Watching the movie brought no sense of deprivation. On the contrary, sending the companies, their dancers, costumes, and musics out beyond the relative samenessbeyond the safety, if you will, of the proscenium made the dances seem more a part of the everyday lives of the artists and the many worlds from which the art came even though most of the settings were recognizably part of the Bay Area. That was fun, and often beautiful.

So when you see Ensembles Ballet Folklorico de San Francisco dancing in the parking lot of a Mission brake shop, you might think about how restorative it would be to have them present with their Son Jarocho, or Veracruz Sound, their Zapateado feet rat-a-tatting on wooden platforms, the women in dresses of the frothiest white, their red aprons matching the lettering on the garage easing the pain of having your car in the shop.

Or bringing your family to see soloist Mythili Kumar, the venerable founder in 1980 of Abhinaya Dance Company, exquisitely bringing the grace of Bharatanatyam that is Abhinaya’s specialty from South India to a San Jose playground. In her sari, adorned with sparkling jewelry, she’d captivate them, every movement of her eyes and hands delineating a Vedic story.

By the Pacifica seaside, Halau o Keikiali’i, women in white adorned with leis, brought the eloquent movements and chants of ancient Hula Kahiko from Hawaii to another ancient shore. Interestingly, the men’s dancing went beyond macho moves to something that seemed a bit more sensitive, while equally demanding strength and control: floorwork (sandwork?), as they lay on their sides, moving their bodies to the beats of the gourds. Their halau, or school, is in South San Francisco.

Halau o Keikiali’i in the SF Ethnic Dance Festival Film

Cliffside, overlooking the bay, dancer, educator, and filmmaker Eddie Madril’s Native American hoop dance intermingled artistry, athleticism, and magic. Madril, a member of the Pascua Yaqui tribe, specializes in dances of the Plains Indians of Southern Arizona and Northern Sonora, Mexico. Madril danced through his hoops, wove them onto his arms and legs — don’t ask how and, perhaps most beautifully of all, linked them from shoulders to fingertips, arms spanning space as he moved like a magnificent eagle.

Soloist Miriam Peretz brought Sufism to Grace Cathedral’s vaulting heights and meditation maze, her white silky dress backlit, whirling with a yes grace and radiance reminiscent of the pre-modernist dancer Loie Fuller, in devotions from Iran and Turkey.

Miriam Peretz
Miriam Peretz in the SF Ethnic Dance Festival Film

Molodi, an African American stepping and body percussion troupe, dazzled with speed, precision, and geniality against the stunning murals of an outdoor stage in Oakland, breathtaking acrobatics underscoring their taps, stomps and clogs.

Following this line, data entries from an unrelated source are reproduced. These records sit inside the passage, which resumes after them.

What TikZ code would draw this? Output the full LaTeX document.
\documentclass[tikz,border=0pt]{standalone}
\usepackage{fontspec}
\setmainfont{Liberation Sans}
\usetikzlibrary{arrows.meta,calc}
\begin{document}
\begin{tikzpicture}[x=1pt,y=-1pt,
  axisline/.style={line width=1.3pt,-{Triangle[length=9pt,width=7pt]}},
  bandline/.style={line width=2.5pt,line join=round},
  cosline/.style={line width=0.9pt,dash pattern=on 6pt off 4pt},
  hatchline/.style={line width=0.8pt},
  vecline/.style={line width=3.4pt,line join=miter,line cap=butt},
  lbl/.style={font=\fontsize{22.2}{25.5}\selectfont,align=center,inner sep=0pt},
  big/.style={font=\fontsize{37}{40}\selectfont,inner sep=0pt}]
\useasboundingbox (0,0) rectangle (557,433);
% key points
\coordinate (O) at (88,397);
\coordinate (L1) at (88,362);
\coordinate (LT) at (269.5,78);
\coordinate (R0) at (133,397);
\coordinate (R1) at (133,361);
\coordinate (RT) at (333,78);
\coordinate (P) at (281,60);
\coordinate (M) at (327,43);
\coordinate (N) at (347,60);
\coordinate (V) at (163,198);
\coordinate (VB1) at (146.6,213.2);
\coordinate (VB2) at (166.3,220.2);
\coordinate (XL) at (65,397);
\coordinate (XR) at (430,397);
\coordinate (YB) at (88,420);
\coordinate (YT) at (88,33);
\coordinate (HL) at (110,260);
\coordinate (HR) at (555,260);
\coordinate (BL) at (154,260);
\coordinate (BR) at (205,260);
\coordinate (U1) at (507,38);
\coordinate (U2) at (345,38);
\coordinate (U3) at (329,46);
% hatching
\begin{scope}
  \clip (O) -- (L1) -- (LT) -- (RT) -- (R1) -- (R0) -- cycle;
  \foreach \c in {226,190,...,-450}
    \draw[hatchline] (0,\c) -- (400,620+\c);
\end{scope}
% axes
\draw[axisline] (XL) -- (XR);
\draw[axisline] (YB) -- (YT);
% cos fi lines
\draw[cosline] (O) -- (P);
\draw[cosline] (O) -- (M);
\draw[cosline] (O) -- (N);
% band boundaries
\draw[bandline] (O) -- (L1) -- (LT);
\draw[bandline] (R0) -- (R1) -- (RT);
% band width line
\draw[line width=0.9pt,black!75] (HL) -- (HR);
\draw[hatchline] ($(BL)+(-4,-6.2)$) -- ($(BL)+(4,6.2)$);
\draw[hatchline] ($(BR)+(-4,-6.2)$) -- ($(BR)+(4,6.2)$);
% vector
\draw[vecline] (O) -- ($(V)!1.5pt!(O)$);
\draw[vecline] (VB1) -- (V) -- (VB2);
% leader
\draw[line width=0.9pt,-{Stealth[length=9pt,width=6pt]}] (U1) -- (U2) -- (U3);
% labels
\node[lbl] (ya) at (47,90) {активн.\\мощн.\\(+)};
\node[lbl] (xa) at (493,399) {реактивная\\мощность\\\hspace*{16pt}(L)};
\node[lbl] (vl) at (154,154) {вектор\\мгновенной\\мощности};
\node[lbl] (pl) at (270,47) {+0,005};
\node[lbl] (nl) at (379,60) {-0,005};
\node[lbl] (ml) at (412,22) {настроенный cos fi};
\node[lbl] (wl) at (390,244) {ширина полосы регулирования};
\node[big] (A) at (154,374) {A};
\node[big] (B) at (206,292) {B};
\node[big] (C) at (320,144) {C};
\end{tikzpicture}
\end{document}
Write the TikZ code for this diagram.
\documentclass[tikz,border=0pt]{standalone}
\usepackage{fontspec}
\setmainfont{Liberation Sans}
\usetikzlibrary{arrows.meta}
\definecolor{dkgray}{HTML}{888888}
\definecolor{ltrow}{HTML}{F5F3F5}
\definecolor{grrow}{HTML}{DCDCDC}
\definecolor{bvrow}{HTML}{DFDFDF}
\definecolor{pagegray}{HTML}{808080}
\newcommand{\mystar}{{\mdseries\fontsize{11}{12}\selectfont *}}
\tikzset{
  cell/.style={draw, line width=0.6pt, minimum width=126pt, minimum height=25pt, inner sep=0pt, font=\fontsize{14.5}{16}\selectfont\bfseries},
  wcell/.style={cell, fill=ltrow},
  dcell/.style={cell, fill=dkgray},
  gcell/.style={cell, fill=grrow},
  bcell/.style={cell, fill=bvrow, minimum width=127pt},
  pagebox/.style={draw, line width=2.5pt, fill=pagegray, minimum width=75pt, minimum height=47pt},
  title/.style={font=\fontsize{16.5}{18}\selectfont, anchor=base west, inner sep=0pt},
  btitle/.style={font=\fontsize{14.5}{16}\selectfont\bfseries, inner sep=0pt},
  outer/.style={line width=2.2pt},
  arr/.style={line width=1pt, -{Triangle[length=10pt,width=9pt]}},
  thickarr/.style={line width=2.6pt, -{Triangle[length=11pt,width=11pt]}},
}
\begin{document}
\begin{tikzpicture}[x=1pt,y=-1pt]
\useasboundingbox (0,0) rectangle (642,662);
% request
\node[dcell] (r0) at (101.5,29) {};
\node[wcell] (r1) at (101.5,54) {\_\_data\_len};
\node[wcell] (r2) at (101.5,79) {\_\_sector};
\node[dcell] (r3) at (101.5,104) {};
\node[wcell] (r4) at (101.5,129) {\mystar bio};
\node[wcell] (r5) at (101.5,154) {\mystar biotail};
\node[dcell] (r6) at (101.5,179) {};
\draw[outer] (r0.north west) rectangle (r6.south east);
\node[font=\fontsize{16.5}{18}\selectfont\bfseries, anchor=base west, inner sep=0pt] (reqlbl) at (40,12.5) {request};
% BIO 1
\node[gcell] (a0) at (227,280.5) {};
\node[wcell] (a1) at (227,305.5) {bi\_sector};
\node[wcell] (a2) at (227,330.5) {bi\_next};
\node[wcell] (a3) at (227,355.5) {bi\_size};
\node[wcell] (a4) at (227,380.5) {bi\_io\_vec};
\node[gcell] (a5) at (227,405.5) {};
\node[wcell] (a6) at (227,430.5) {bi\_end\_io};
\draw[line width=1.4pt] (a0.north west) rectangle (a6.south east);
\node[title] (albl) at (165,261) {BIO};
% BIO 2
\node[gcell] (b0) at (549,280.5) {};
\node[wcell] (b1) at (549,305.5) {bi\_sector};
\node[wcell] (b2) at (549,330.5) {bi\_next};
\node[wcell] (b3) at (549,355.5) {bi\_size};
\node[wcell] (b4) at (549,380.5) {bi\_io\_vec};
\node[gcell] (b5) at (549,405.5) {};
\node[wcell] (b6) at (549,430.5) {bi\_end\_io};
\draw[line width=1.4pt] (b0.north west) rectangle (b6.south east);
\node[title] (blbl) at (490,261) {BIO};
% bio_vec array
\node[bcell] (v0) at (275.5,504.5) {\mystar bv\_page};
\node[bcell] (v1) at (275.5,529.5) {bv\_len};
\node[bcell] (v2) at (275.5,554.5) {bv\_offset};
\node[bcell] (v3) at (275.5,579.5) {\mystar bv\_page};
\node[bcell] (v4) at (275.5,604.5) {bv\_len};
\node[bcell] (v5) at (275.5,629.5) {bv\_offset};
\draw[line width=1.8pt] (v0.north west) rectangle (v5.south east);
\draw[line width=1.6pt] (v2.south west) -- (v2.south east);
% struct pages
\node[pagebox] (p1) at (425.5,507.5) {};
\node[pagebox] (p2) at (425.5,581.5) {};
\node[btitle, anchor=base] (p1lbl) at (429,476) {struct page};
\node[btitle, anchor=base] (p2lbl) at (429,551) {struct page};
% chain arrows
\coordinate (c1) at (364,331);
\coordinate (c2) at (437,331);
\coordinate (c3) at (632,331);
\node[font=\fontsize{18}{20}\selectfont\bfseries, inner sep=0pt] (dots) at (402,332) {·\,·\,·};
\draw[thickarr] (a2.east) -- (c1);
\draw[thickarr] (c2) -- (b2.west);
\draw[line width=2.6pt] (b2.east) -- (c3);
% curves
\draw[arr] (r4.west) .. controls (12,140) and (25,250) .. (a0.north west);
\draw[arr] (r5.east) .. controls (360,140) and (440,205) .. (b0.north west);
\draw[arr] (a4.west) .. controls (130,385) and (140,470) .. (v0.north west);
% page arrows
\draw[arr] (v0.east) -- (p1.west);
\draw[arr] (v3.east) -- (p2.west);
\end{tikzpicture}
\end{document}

At Oakland’s Malonga Casquelord dance center, Lahydi Dance Collective’s intensely rhythmic, spirited West African Djun Djun drumming and rhythms from Guinea enlivened the studio.

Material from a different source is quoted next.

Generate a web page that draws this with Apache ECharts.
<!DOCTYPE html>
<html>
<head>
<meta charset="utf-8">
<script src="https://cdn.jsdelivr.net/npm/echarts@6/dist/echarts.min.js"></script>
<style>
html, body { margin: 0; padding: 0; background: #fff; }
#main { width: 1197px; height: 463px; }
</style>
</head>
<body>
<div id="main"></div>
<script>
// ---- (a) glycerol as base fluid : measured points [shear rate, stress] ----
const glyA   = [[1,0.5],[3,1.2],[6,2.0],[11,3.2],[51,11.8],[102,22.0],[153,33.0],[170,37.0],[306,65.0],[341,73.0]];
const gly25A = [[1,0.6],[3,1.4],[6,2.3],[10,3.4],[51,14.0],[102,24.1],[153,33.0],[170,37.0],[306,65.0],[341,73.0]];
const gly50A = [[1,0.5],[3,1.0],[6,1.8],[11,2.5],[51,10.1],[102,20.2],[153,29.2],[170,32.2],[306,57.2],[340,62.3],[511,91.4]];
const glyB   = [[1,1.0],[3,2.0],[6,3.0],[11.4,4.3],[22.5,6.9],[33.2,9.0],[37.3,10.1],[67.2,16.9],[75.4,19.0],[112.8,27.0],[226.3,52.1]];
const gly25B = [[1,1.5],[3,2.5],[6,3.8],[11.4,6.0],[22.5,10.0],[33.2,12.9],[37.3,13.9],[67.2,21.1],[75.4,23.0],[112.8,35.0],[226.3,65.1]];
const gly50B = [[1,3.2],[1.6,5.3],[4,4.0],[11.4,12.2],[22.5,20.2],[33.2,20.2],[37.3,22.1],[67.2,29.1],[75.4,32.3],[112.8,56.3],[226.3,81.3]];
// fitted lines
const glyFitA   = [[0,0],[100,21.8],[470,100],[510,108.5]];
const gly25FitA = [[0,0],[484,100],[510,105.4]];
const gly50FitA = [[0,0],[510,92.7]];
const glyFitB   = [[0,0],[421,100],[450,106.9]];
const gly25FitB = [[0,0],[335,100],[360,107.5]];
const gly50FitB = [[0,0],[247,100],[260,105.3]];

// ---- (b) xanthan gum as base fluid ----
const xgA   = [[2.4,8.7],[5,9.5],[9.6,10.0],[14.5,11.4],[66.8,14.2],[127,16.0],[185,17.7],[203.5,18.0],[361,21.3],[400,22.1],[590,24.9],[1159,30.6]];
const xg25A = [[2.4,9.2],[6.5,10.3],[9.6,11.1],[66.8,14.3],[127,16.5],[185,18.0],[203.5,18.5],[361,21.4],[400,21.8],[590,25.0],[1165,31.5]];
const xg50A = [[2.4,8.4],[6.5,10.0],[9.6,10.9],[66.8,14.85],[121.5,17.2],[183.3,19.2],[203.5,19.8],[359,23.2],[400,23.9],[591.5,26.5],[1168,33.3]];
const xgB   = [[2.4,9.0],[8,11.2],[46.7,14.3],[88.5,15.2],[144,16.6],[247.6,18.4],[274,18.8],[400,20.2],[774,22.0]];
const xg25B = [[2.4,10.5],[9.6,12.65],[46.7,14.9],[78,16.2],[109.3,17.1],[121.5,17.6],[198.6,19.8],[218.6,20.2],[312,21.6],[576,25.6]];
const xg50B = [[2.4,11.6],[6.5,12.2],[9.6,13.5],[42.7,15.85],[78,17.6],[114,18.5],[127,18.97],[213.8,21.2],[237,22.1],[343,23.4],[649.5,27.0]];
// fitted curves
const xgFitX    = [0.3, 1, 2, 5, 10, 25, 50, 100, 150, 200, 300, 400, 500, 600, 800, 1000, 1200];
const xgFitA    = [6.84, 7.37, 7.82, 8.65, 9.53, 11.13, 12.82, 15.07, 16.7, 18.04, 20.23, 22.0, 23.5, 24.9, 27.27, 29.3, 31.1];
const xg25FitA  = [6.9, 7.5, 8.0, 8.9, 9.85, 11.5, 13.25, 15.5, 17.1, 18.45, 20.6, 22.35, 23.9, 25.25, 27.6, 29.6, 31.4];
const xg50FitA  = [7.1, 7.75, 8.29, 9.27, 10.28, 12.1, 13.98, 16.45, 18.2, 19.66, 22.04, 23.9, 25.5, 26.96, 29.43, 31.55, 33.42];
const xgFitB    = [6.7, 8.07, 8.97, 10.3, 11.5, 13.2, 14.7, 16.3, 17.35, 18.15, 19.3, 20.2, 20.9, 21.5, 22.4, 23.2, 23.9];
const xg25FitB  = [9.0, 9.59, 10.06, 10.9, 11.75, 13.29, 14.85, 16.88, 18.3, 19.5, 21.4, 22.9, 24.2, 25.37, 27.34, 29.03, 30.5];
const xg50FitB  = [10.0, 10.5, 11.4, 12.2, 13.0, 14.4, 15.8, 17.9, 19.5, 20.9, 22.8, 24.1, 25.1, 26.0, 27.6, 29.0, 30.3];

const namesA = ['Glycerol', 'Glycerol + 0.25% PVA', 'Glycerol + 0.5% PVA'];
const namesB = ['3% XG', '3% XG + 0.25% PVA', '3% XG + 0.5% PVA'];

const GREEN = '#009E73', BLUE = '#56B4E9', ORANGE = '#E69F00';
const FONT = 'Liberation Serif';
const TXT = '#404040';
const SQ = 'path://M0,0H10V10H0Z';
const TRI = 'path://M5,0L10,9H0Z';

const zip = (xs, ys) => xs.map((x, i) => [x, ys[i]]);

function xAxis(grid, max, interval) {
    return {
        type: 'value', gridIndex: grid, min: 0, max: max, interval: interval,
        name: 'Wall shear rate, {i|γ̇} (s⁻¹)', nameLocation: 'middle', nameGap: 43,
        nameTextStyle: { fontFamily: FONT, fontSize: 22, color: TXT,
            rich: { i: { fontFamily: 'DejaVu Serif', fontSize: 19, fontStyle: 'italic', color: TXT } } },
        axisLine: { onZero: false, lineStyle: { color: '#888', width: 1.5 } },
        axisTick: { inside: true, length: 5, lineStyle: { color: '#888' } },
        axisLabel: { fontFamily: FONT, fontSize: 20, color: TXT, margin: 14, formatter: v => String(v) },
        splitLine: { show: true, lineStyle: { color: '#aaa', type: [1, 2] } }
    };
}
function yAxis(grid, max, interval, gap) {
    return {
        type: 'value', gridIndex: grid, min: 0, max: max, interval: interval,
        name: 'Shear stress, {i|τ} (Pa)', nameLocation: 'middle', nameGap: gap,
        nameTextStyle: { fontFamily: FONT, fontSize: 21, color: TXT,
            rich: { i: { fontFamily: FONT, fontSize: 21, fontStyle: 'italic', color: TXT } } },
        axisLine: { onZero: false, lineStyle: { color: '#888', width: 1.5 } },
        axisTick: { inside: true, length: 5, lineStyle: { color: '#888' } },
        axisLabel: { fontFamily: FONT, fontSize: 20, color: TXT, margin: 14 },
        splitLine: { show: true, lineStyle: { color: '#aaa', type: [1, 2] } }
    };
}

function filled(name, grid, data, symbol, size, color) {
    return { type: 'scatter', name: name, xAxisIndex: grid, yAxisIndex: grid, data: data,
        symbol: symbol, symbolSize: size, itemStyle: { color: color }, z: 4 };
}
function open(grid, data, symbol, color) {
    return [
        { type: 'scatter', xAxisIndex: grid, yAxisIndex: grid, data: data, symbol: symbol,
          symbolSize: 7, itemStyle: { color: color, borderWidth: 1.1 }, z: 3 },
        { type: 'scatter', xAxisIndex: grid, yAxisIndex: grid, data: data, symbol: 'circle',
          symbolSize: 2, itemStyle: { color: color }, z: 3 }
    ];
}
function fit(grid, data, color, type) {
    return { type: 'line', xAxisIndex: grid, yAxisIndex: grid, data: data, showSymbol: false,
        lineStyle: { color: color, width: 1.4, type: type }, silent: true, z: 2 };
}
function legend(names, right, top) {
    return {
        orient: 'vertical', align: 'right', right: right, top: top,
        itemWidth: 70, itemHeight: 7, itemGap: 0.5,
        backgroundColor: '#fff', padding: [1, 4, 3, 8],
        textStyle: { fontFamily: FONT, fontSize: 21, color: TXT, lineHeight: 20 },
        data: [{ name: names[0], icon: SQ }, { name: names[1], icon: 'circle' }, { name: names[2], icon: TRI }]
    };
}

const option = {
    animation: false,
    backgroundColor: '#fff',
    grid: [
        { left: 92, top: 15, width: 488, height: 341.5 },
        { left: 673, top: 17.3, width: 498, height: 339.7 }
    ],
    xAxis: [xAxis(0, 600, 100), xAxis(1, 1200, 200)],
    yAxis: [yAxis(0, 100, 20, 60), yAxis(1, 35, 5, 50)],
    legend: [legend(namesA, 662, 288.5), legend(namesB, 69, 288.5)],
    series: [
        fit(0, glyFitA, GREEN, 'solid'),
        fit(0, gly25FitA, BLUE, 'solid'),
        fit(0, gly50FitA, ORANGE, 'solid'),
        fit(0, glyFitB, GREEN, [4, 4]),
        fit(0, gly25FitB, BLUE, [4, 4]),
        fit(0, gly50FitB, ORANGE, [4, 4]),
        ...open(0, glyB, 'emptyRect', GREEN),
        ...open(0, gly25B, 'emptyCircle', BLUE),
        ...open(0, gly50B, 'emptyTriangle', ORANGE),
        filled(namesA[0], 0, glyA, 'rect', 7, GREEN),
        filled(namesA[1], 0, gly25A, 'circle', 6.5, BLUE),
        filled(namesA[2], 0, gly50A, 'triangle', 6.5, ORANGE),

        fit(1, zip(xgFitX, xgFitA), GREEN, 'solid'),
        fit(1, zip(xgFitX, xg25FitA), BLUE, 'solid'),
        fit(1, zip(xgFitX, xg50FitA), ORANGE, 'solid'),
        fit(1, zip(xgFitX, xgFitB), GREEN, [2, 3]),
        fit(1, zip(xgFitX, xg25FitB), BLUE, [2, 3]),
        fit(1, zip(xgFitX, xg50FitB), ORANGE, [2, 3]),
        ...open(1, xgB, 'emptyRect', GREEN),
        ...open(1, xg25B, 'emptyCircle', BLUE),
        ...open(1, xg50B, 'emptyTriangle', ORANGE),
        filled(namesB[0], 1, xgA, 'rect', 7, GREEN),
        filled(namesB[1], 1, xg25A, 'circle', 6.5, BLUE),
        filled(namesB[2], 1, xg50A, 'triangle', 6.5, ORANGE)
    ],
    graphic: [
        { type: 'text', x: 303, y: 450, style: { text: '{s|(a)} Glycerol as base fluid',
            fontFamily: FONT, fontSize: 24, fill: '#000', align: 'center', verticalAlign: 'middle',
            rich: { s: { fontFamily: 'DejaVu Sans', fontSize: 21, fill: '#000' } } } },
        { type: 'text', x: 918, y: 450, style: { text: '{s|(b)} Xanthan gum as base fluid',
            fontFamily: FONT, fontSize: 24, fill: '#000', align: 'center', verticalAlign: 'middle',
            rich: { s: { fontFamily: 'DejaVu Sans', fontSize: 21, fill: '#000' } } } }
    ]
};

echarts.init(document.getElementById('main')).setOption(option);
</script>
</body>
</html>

Denmis Bain Savigne + Angel Yoel Mulen-Robert
Denmis Bain Savigne + Angel Yoel Mulen-Robert in the SF Ethnic Dance Festival Film

Off to Havana, where Denmis Bain Savigne + Angel Yoel Mulen-Robert staged a frisky two-handed Sunday, or Domingo, game of dominoes, stepping up to the table and jumping on it, singer and dancer just enjoying their day off in rumba time.

In all, the San Francisco Ethnic Dance Festival film offers an international journey of thousands of miles and thousands of stepsaway from a theater, yet so close at hand.